Written task: Reproduce all the material exactly, minus any pictures it holds.

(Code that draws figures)
——————

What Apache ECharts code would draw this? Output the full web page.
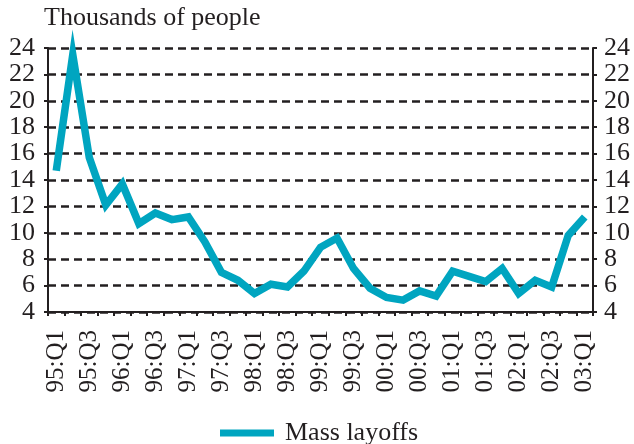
<!DOCTYPE html>
<html>
<head>
<meta charset="utf-8">
<script src="https://cdn.jsdelivr.net/npm/echarts@6/dist/echarts.min.js"></script>
<style>
html,body{margin:0;padding:0;background:#fff;}
#chart{width:634px;height:444px;}
</style>
</head>
<body>
<div id="chart"></div>
<script>
const quarters = ['95:Q1','95:Q2','95:Q3','95:Q4','96:Q1','96:Q2','96:Q3','96:Q4',
  '97:Q1','97:Q2','97:Q3','97:Q4','98:Q1','98:Q2','98:Q3','98:Q4',
  '99:Q1','99:Q2','99:Q3','99:Q4','00:Q1','00:Q2','00:Q3','00:Q4',
  '01:Q1','01:Q2','01:Q3','01:Q4','02:Q1','02:Q2','02:Q3','02:Q4','03:Q1'];
const massLayoffs = [14.7, 23.5, 15.7, 12.1, 13.7, 10.7, 11.5, 11.0,
  11.2, 9.3, 7.0, 6.4, 5.4, 6.1, 5.9, 7.1,
  8.9, 9.6, 7.3, 5.8, 5.1, 4.9, 5.6, 5.2,
  7.1, 6.7, 6.3, 7.3, 5.4, 6.4, 5.9, 9.8, 11.2];
const seriesName = 'Mass layoffs';
const unitTitle = 'Thousands of people';

const ink = '#231f20';
const teal = '#00a5c0';
const font = '"Liberation Serif", "DejaVu Serif", serif';

const chart = echarts.init(document.getElementById('chart'), null, {renderer: 'canvas'});
const yAxisBase = {
  type: 'value', min: 4, max: 24, interval: 2,
  axisLine: {show: true, lineStyle: {color: ink, width: 2}},
  axisTick: {show: true, length: 4, lineStyle: {color: ink, width: 2}},
  axisLabel: {color: ink, fontFamily: font, fontSize: 26, padding: [0, 0, 7, 0]}
};
chart.setOption({
  animation: false,
  backgroundColor: '#fff',
  title: {
    text: unitTitle, left: 44, top: 5, padding: 0,
    textStyle: {color: ink, fontFamily: font, fontSize: 26, fontWeight: 'normal'}
  },
  grid: {left: 48, right: 41, top: 48, bottom: 132, containLabel: false},
  legend: {
    data: [seriesName], left: 220, top: 420, padding: 0,
    icon: 'rect', itemWidth: 54, itemHeight: 7,
    textStyle: {color: ink, fontFamily: font, fontSize: 26, padding: [0, 0, 0, 6]}
  },
  xAxis: {
    type: 'category', data: quarters, boundaryGap: true,
    axisLine: {show: true, lineStyle: {color: ink, width: 2}},
    axisTick: {show: true, interval: 0, length: 4, lineStyle: {color: ink, width: 2}},
    axisLabel: {interval: 1, rotate: 90, margin: 18, color: ink, fontFamily: font, fontSize: 25},
    splitLine: {show: false}
  },
  yAxis: [
    Object.assign({}, yAxisBase, {
      position: 'left',
      axisLabel: Object.assign({}, yAxisBase.axisLabel, {margin: 13}),
      splitLine: {show: true, lineStyle: {color: ink, width: 2.5, type: [8, 5]}}
    }),
    Object.assign({}, yAxisBase, {
      position: 'right',
      axisLabel: Object.assign({}, yAxisBase.axisLabel, {margin: 11}),
      splitLine: {show: false}
    })
  ],
  series: [{
    name: seriesName, type: 'line', data: massLayoffs,
    showSymbol: false, symbol: 'none', clip: false,
    lineStyle: {color: teal, width: 7.5, join: 'miter', cap: 'butt'},
    itemStyle: {color: teal}
  }]
});
</script>
</body>
</html>
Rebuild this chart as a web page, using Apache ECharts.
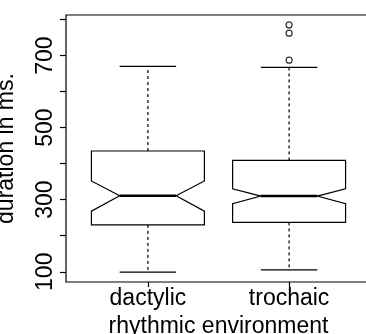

——————

Output of the task:
What Apache ECharts code would draw this? Output the full web page.
<!DOCTYPE html>
<html>
<head>
<meta charset="utf-8">
<script src="https://cdn.jsdelivr.net/npm/echarts@6/dist/echarts.min.js"></script>
<style>
html,body{margin:0;padding:0;background:#fff;}
#chart{width:634px;height:444px;}
</style>
</head>
<body>
<div id="chart"></div>
<script>
const quarters = ['95:Q1','95:Q2','95:Q3','95:Q4','96:Q1','96:Q2','96:Q3','96:Q4',
  '97:Q1','97:Q2','97:Q3','97:Q4','98:Q1','98:Q2','98:Q3','98:Q4',
  '99:Q1','99:Q2','99:Q3','99:Q4','00:Q1','00:Q2','00:Q3','00:Q4',
  '01:Q1','01:Q2','01:Q3','01:Q4','02:Q1','02:Q2','02:Q3','02:Q4','03:Q1'];
const massLayoffs = [14.7, 23.5, 15.7, 12.1, 13.7, 10.7, 11.5, 11.0,
  11.2, 9.3, 7.0, 6.4, 5.4, 6.1, 5.9, 7.1,
  8.9, 9.6, 7.3, 5.8, 5.1, 4.9, 5.6, 5.2,
  7.1, 6.7, 6.3, 7.3, 5.4, 6.4, 5.9, 9.8, 11.2];
const seriesName = 'Mass layoffs';
const unitTitle = 'Thousands of people';

const ink = '#231f20';
const teal = '#00a5c0';
const font = '"Liberation Serif", "DejaVu Serif", serif';

const chart = echarts.init(document.getElementById('chart'), null, {renderer: 'canvas'});
const yAxisBase = {
  type: 'value', min: 4, max: 24, interval: 2,
  axisLine: {show: true, lineStyle: {color: ink, width: 2}},
  axisTick: {show: true, length: 4, lineStyle: {color: ink, width: 2}},
  axisLabel: {color: ink, fontFamily: font, fontSize: 26, padding: [0, 0, 7, 0]}
};
chart.setOption({
  animation: false,
  backgroundColor: '#fff',
  title: {
    text: unitTitle, left: 44, top: 5, padding: 0,
    textStyle: {color: ink, fontFamily: font, fontSize: 26, fontWeight: 'normal'}
  },
  grid: {left: 48, right: 41, top: 48, bottom: 132, containLabel: false},
  legend: {
    data: [seriesName], left: 220, top: 420, padding: 0,
    icon: 'rect', itemWidth: 54, itemHeight: 7,
    textStyle: {color: ink, fontFamily: font, fontSize: 26, padding: [0, 0, 0, 6]}
  },
  xAxis: {
    type: 'category', data: quarters, boundaryGap: true,
    axisLine: {show: true, lineStyle: {color: ink, width: 2}},
    axisTick: {show: true, interval: 0, length: 4, lineStyle: {color: ink, width: 2}},
    axisLabel: {interval: 1, rotate: 90, margin: 18, color: ink, fontFamily: font, fontSize: 25},
    splitLine: {show: false}
  },
  yAxis: [
    Object.assign({}, yAxisBase, {
      position: 'left',
      axisLabel: Object.assign({}, yAxisBase.axisLabel, {margin: 13}),
      splitLine: {show: true, lineStyle: {color: ink, width: 2.5, type: [8, 5]}}
    }),
    Object.assign({}, yAxisBase, {
      position: 'right',
      axisLabel: Object.assign({}, yAxisBase.axisLabel, {margin: 11}),
      splitLine: {show: false}
    })
  ],
  series: [{
    name: seriesName, type: 'line', data: massLayoffs,
    showSymbol: false, symbol: 'none', clip: false,
    lineStyle: {color: teal, width: 7.5, join: 'miter', cap: 'butt'},
    itemStyle: {color: teal}
  }]
});
</script>
</body>
</html>
Rebuild this chart as a web page, using Apache ECharts.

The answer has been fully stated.